Materials Frontier 2023 ISSUE 20 (Total ISSUE 58)

2023-09-13 7646

Edge and size effects in micro-architectured lattices

 

Prof. PJ Tan, University College London, UK

10:00-11:00, September 18, 2023

Room 211, Zhongshi Building, Xuhui Campus

 

Biography

Dr Tan is a full Professor of Applied Mechanics at UCL where he heads the High Strain Rate Laboratory. His research deals with the structural and functional (mechanical performance) characterisation of engineering materials and structures across a broad range of scales. He is particularly interested in understanding how light-weight materials (foams, micro-architectured lattices, composites, etc.) and structures (sandwich panels, bonded structures etc.) respond to unconventional loadings, and how they may be designed, or used in combination, to withstand more arduous operating conditions; including dynamic loading, thermal and mechanical stresses, enhanced resistance to spall and shock without structural degradation. A major driver of his research concerns the application of engineering solutions to improving the physical resilience of built systems to extreme load cases arising from malevolent actions, accidents or natural hazards.

 

Abstract

An important consideration when designing with micro-architectured lattices is to understand how the presence of an additional length-scale (associated with its characteristic cell size) influence their effective mechanical properties. In general, a lattice specimen must be ‘sufficiently’ large to achieve its bulk properties. However, the bulk mechanical properties predicted by existing scaling-laws (derived from representative unit-cell with periodic boundary conditions) do not account for such size-dependent effects. Two examples will be presented to illustrate how size and edge effects influence the modulus and strength of ‘under-sized’ specimens – they are often encountered when lattices are used as core material in sandwich construction – and, also, its mode-I fracture toughness (KIC).

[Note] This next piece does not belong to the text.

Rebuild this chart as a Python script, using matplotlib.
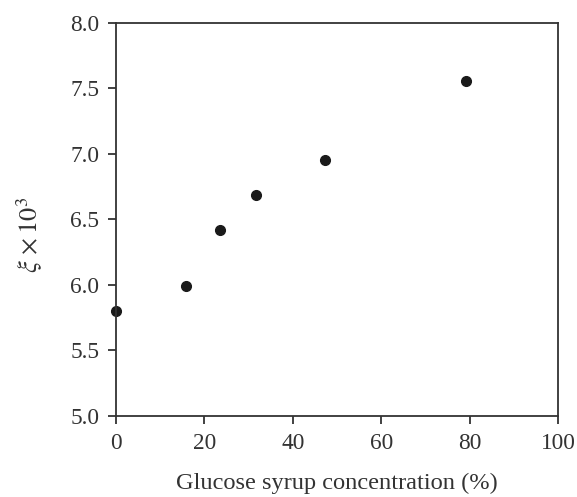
import matplotlib.pyplot as plt

plt.rcParams['font.family'] = ['Liberation Serif', 'DejaVu Serif']
plt.rcParams['mathtext.fontset'] = 'stix'

concentration = [0, 15.8, 23.6, 31.6, 47.4, 79.1]
xi = [5.80, 5.99, 6.42, 6.69, 6.95, 7.56]

fig = plt.figure(figsize=(5.77, 4.97), dpi=100)
ax = fig.add_axes([0.201, 0.163, 0.766, 0.791])

ax.plot(concentration, xi, 'o', color='#1a1a1a', markersize=7, clip_on=False)

ax.set_xlim(0, 100)
ax.set_ylim(5.0, 8.0)
ax.set_xticks([0, 20, 40, 60, 80, 100])
ax.set_yticks([5.0, 5.5, 6.0, 6.5, 7.0, 7.5, 8.0])
ax.set_yticklabels([f'{v:.1f}' for v in ax.get_yticks()])

for s in ax.spines.values():
    s.set_color('#333333')
    s.set_linewidth(1.3)
ax.tick_params(direction='out', length=6, width=1.3, color='#333333',
               labelsize=16.8, labelcolor='#333333', pad=6)

ax.set_xlabel('Glucose syrup concentration (%)', fontsize=17.6, color='#333333', labelpad=14)
ax.set_ylabel(r'$\xi\,\times10^3$', fontsize=19, color='#333333')
ax.yaxis.set_label_coords(-0.16, 0.46)

fig.savefig('out.png', dpi=100)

The first example will cover how the effective mechanical properties of a finite-sized Kagome lattice – this typically deforms by stretch under remote loading ¬- are affected by specimen size (number of complete cells along their width and height) for two simple boundary-value problems, viz. simple shear and uniaxial compression; the underlying mechanism(s) responsible for this will be elucidated. In the second example, an attempt will be made to quantify, and identify the physical origins behind, why the toughness of nominally isotropic (elastic-brittle) stochastic lattices are affected by the number of cells in the uncracked ligament and, also, by the fracture test configuration (CT and SEN(B)-3PB). Some issues related to the toughness measurement of lattice materials will be highlighted.